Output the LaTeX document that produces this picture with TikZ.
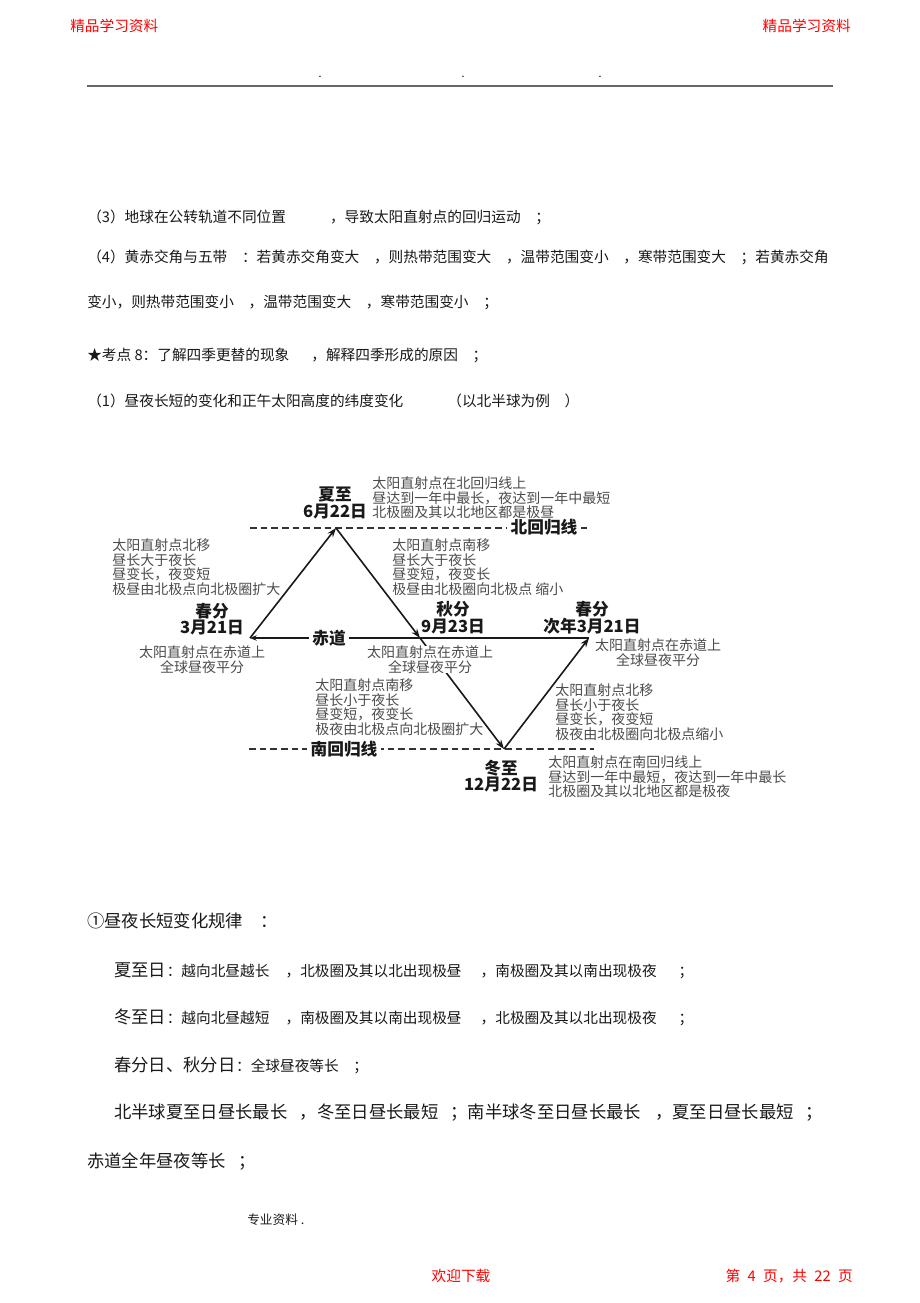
\documentclass[tikz,border=0pt]{standalone}
\usepackage{fontspec}
\setmainfont{Noto Sans CJK SC}
\usetikzlibrary{arrows.meta}

\begin{document}
\begin{tikzpicture}[x=0.75pt,y=-0.75pt]

\tikzstyle{redtext} = [inner sep=0pt,text=red,font=\fontsize{11}{13}\selectfont];
\tikzstyle{bodytext} = [anchor=west,inner sep=0pt,text=black!90,font=\fontsize{11}{13}\selectfont];
\tikzstyle{bigtext} = [anchor=west,inner sep=0pt,text=black!90,font=\fontsize{13}{15}\selectfont];
\tikzstyle{notenode} = [inner sep=0pt,align=left,text=black!70,font=\fontsize{10.5}{10.9}\selectfont];
\tikzstyle{seasonnode} = [inner sep=0pt,align=center,text=black!90,font=\bfseries\fontsize{12.5}{12.5}\selectfont];
\tikzstyle{linelabel} = [inner sep=2.5pt,fill=white,text=black!90,font=\bfseries\fontsize{12.5}{13}\selectfont];
\tikzstyle{orbitline} = [line width=1.2pt,draw=black!90,-{Stealth[length=7pt,width=5pt]}];
\tikzstyle{tropicline} = [line width=1.2pt,draw=black!80,dash pattern=on 5pt off 3pt];

\fill [white] (0,0) rectangle (920,1303);
\useasboundingbox (0,0) rectangle (920,1303);

% page head
\node [redtext,anchor=west] (headl) at (70,26) {精品学习资料};
\node [redtext,anchor=east] (headr) at (851,26) {精品学习资料};
\draw [line width=1.5pt,black!60] (87,86) -- (833,86);
\node [inner sep=0pt,font=\fontsize{8}{8}\selectfont] (dot1) at (320,77) {.};
\node [inner sep=0pt,font=\fontsize{8}{8}\selectfont] (dot2) at (463,77) {.};
\node [inner sep=0pt,font=\fontsize{8}{8}\selectfont] (dot3) at (600,77) {.};

% text above the figure
\node [bodytext] (t3) at (87,217) {（3）地球在公转轨道不同位置\hspace{3em}，导致太阳直射点的回归运动\hspace{1em}；};
\node [bodytext] (t4) at (87,257) {（4）黄赤交角与五带\hspace{1em}：若黄赤交角变大\hspace{1em}，则热带范围变大\hspace{1em}，温带范围变小\hspace{1em}，寒带范围变大\hspace{1em}；若黄赤交角};
\node [bodytext] (t4b) at (87,302) {变小，则热带范围变小\hspace{1em}，温带范围变大\hspace{1em}，寒带范围变小\hspace{1em}；};
\node [bodytext] (t8) at (87,355) {★考点 8：了解四季更替的现象\hspace{1.5em}，解释四季形成的原因\hspace{1em}；};
\node [bodytext] (t1) at (87,401) {（1）昼夜长短的变化和正午太阳高度的纬度变化\hspace{3em}（以北半球为例\hspace{1em}）};

% figure
\coordinate (chunfen) at (250,638);
\coordinate (xiazhi) at (336,528);
\coordinate (qiufen) at (420,638);
\coordinate (dongzhi) at (504,749);
\coordinate (chunfen2) at (589,638);
\coordinate (bhl) at (250,528);
\coordinate (bhr) at (591,528);
\coordinate (nhl) at (249,749);
\coordinate (nhr) at (594,749);

\draw [tropicline] (bhl) -- (bhr);
\draw [tropicline] (nhl) -- (nhr);
\draw [line width=1.2pt,draw=black!90,-{Stealth[length=5pt,width=4pt]}] (chunfen2) -- (chunfen);

\node [linelabel] (beihui) at (544,527) {北回归线};
\node [linelabel] (chidao) at (329,638) {赤道};
\node [linelabel] (nanhui) at (344,749) {南回归线};

\draw [orbitline] (chunfen) -- (xiazhi);
\draw [orbitline] (xiazhi) -- (qiufen);
\draw [orbitline] (qiufen) -- (dongzhi);
\draw [orbitline] (dongzhi) -- (chunfen2);

\node [seasonnode] (xzlabel) at (335,503) {夏至\\6月22日};
\node [seasonnode] (cflabel) at (212,619) {春分\\3月21日};
\node [seasonnode] (qflabel) at (453,618) {秋分\\9月23日};
\node [seasonnode] (cf2label) at (592,618) {春分\\次年3月21日};
\node [seasonnode] (dzlabel) at (501,776) {冬至\\12月22日};

\node [notenode,anchor=north west] (xznote) at (372,476.5) {太阳直射点在北回归线上\\昼达到一年中最长，夜达到一年中最短\\北极圈及其以北地区都是极昼};
\node [notenode,anchor=north west] (cfxznote) at (112,538.5) {太阳直射点北移\\昼长大于夜长\\昼变长，夜变短\\极昼由北极点向北极圈扩大};
\node [notenode,anchor=north west] (xzqfnote) at (392,538.5) {太阳直射点南移\\昼长大于夜长\\昼变短，夜变长\\极昼由北极圈向北极点 缩小};
\node [notenode,anchor=north,align=center] (cfnote) at (202,645.5) {太阳直射点在赤道上\\全球昼夜平分};
\node [notenode,anchor=north,align=center,fill=white] (qfnote) at (430,645.5) {太阳直射点在赤道上\\全球昼夜平分};
\node [notenode,anchor=north,align=center] (cf2note) at (658,638.5) {太阳直射点在赤道上\\全球昼夜平分};
\node [notenode,anchor=north west] (qfdznote) at (315,678.5) {太阳直射点南移\\昼长小于夜长\\昼变短，夜变长\\极夜由北极点向北极圈扩大};
\node [notenode,anchor=north west] (dzcfnote) at (555,683.5) {太阳直射点北移\\昼长小于夜长\\昼变长，夜变短\\极夜由北极圈向北极点缩小};
\node [notenode,anchor=north west] (dznote) at (548,755.5) {太阳直射点在南回归线上\\昼达到一年中最短，夜达到一年中最长\\北极圈及其以北地区都是极夜};

% text below the figure
\node [bigtext] (r0) at (87,921) {①昼夜长短变化规律\hspace{1em}：};
\node [bigtext] (r1) at (114,970) {夏至日};
\node [bodytext,anchor=base west] (r1t) at (r1.base east) {：越向北昼越长\hspace{1.1em}，北极圈及其以北出现极昼\hspace{1.3em}，南极圈及其以南出现极夜\hspace{1.5em}；};
\node [bigtext] (r2) at (114,1017) {冬至日};
\node [bodytext,anchor=base west] (r2t) at (r2.base east) {：越向北昼越短\hspace{1.1em}，南极圈及其以南出现极昼\hspace{1.3em}，北极圈及其以北出现极夜\hspace{1.5em}；};
\node [bigtext] (r3) at (114,1065) {春分日、秋分日};
\node [bodytext,anchor=base west] (r3t) at (r3.base east) {：全球昼夜等长\hspace{1em}；};
\node [bigtext] (r4) at (114,1113) {北半球夏至日昼长最长\hspace{0.7em}，冬至日昼长最短\hspace{0.7em}；南半球冬至日昼长最长\hspace{0.8em}，夏至日昼长最短\hspace{0.7em}；};
\node [bigtext] (r5) at (87,1162) {赤道全年昼夜等长\hspace{0.7em}；};

% page foot
\node [bodytext,font=\fontsize{9.5}{11}\selectfont] (foot0) at (247,1220) {专业资料 .};
\node [redtext] (footc) at (461,1276) {欢迎下载};
\node [redtext,anchor=east] (footr) at (853,1276) {第\hspace{0.5em}4\hspace{0.5em}页，共\hspace{0.5em}22\hspace{0.5em}页};

\end{tikzpicture}
\end{document}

The exercise
Extract all the data above exactly, excluding every picture.

Output of the task
Output the LaTeX document that produces this picture with TikZ.
\documentclass[tikz,border=0pt]{standalone}
\usepackage{fontspec}
\setmainfont{Noto Sans CJK SC}
\usetikzlibrary{arrows.meta}

\begin{document}
\begin{tikzpicture}[x=0.75pt,y=-0.75pt]

\tikzstyle{redtext} = [inner sep=0pt,text=red,font=\fontsize{11}{13}\selectfont];
\tikzstyle{bodytext} = [anchor=west,inner sep=0pt,text=black!90,font=\fontsize{11}{13}\selectfont];
\tikzstyle{bigtext} = [anchor=west,inner sep=0pt,text=black!90,font=\fontsize{13}{15}\selectfont];
\tikzstyle{notenode} = [inner sep=0pt,align=left,text=black!70,font=\fontsize{10.5}{10.9}\selectfont];
\tikzstyle{seasonnode} = [inner sep=0pt,align=center,text=black!90,font=\bfseries\fontsize{12.5}{12.5}\selectfont];
\tikzstyle{linelabel} = [inner sep=2.5pt,fill=white,text=black!90,font=\bfseries\fontsize{12.5}{13}\selectfont];
\tikzstyle{orbitline} = [line width=1.2pt,draw=black!90,-{Stealth[length=7pt,width=5pt]}];
\tikzstyle{tropicline} = [line width=1.2pt,draw=black!80,dash pattern=on 5pt off 3pt];

\fill [white] (0,0) rectangle (920,1303);
\useasboundingbox (0,0) rectangle (920,1303);

% page head
\node [redtext,anchor=west] (headl) at (70,26) {精品学习资料};
\node [redtext,anchor=east] (headr) at (851,26) {精品学习资料};
\draw [line width=1.5pt,black!60] (87,86) -- (833,86);
\node [inner sep=0pt,font=\fontsize{8}{8}\selectfont] (dot1) at (320,77) {.};
\node [inner sep=0pt,font=\fontsize{8}{8}\selectfont] (dot2) at (463,77) {.};
\node [inner sep=0pt,font=\fontsize{8}{8}\selectfont] (dot3) at (600,77) {.};

% text above the figure
\node [bodytext] (t3) at (87,217) {（3）地球在公转轨道不同位置\hspace{3em}，导致太阳直射点的回归运动\hspace{1em}；};
\node [bodytext] (t4) at (87,257) {（4）黄赤交角与五带\hspace{1em}：若黄赤交角变大\hspace{1em}，则热带范围变大\hspace{1em}，温带范围变小\hspace{1em}，寒带范围变大\hspace{1em}；若黄赤交角};
\node [bodytext] (t4b) at (87,302) {变小，则热带范围变小\hspace{1em}，温带范围变大\hspace{1em}，寒带范围变小\hspace{1em}；};
\node [bodytext] (t8) at (87,355) {★考点 8：了解四季更替的现象\hspace{1.5em}，解释四季形成的原因\hspace{1em}；};
\node [bodytext] (t1) at (87,401) {（1）昼夜长短的变化和正午太阳高度的纬度变化\hspace{3em}（以北半球为例\hspace{1em}）};

% figure
\coordinate (chunfen) at (250,638);
\coordinate (xiazhi) at (336,528);
\coordinate (qiufen) at (420,638);
\coordinate (dongzhi) at (504,749);
\coordinate (chunfen2) at (589,638);
\coordinate (bhl) at (250,528);
\coordinate (bhr) at (591,528);
\coordinate (nhl) at (249,749);
\coordinate (nhr) at (594,749);

\draw [tropicline] (bhl) -- (bhr);
\draw [tropicline] (nhl) -- (nhr);
\draw [line width=1.2pt,draw=black!90,-{Stealth[length=5pt,width=4pt]}] (chunfen2) -- (chunfen);

\node [linelabel] (beihui) at (544,527) {北回归线};
\node [linelabel] (chidao) at (329,638) {赤道};
\node [linelabel] (nanhui) at (344,749) {南回归线};

\draw [orbitline] (chunfen) -- (xiazhi);
\draw [orbitline] (xiazhi) -- (qiufen);
\draw [orbitline] (qiufen) -- (dongzhi);
\draw [orbitline] (dongzhi) -- (chunfen2);

\node [seasonnode] (xzlabel) at (335,503) {夏至\\6月22日};
\node [seasonnode] (cflabel) at (212,619) {春分\\3月21日};
\node [seasonnode] (qflabel) at (453,618) {秋分\\9月23日};
\node [seasonnode] (cf2label) at (592,618) {春分\\次年3月21日};
\node [seasonnode] (dzlabel) at (501,776) {冬至\\12月22日};

\node [notenode,anchor=north west] (xznote) at (372,476.5) {太阳直射点在北回归线上\\昼达到一年中最长，夜达到一年中最短\\北极圈及其以北地区都是极昼};
\node [notenode,anchor=north west] (cfxznote) at (112,538.5) {太阳直射点北移\\昼长大于夜长\\昼变长，夜变短\\极昼由北极点向北极圈扩大};
\node [notenode,anchor=north west] (xzqfnote) at (392,538.5) {太阳直射点南移\\昼长大于夜长\\昼变短，夜变长\\极昼由北极圈向北极点 缩小};
\node [notenode,anchor=north,align=center] (cfnote) at (202,645.5) {太阳直射点在赤道上\\全球昼夜平分};
\node [notenode,anchor=north,align=center,fill=white] (qfnote) at (430,645.5) {太阳直射点在赤道上\\全球昼夜平分};
\node [notenode,anchor=north,align=center] (cf2note) at (658,638.5) {太阳直射点在赤道上\\全球昼夜平分};
\node [notenode,anchor=north west] (qfdznote) at (315,678.5) {太阳直射点南移\\昼长小于夜长\\昼变短，夜变长\\极夜由北极点向北极圈扩大};
\node [notenode,anchor=north west] (dzcfnote) at (555,683.5) {太阳直射点北移\\昼长小于夜长\\昼变长，夜变短\\极夜由北极圈向北极点缩小};
\node [notenode,anchor=north west] (dznote) at (548,755.5) {太阳直射点在南回归线上\\昼达到一年中最短，夜达到一年中最长\\北极圈及其以北地区都是极夜};

% text below the figure
\node [bigtext] (r0) at (87,921) {①昼夜长短变化规律\hspace{1em}：};
\node [bigtext] (r1) at (114,970) {夏至日};
\node [bodytext,anchor=base west] (r1t) at (r1.base east) {：越向北昼越长\hspace{1.1em}，北极圈及其以北出现极昼\hspace{1.3em}，南极圈及其以南出现极夜\hspace{1.5em}；};
\node [bigtext] (r2) at (114,1017) {冬至日};
\node [bodytext,anchor=base west] (r2t) at (r2.base east) {：越向北昼越短\hspace{1.1em}，南极圈及其以南出现极昼\hspace{1.3em}，北极圈及其以北出现极夜\hspace{1.5em}；};
\node [bigtext] (r3) at (114,1065) {春分日、秋分日};
\node [bodytext,anchor=base west] (r3t) at (r3.base east) {：全球昼夜等长\hspace{1em}；};
\node [bigtext] (r4) at (114,1113) {北半球夏至日昼长最长\hspace{0.7em}，冬至日昼长最短\hspace{0.7em}；南半球冬至日昼长最长\hspace{0.8em}，夏至日昼长最短\hspace{0.7em}；};
\node [bigtext] (r5) at (87,1162) {赤道全年昼夜等长\hspace{0.7em}；};

% page foot
\node [bodytext,font=\fontsize{9.5}{11}\selectfont] (foot0) at (247,1220) {专业资料 .};
\node [redtext] (footc) at (461,1276) {欢迎下载};
\node [redtext,anchor=east] (footr) at (853,1276) {第\hspace{0.5em}4\hspace{0.5em}页，共\hspace{0.5em}22\hspace{0.5em}页};

\end{tikzpicture}
\end{document}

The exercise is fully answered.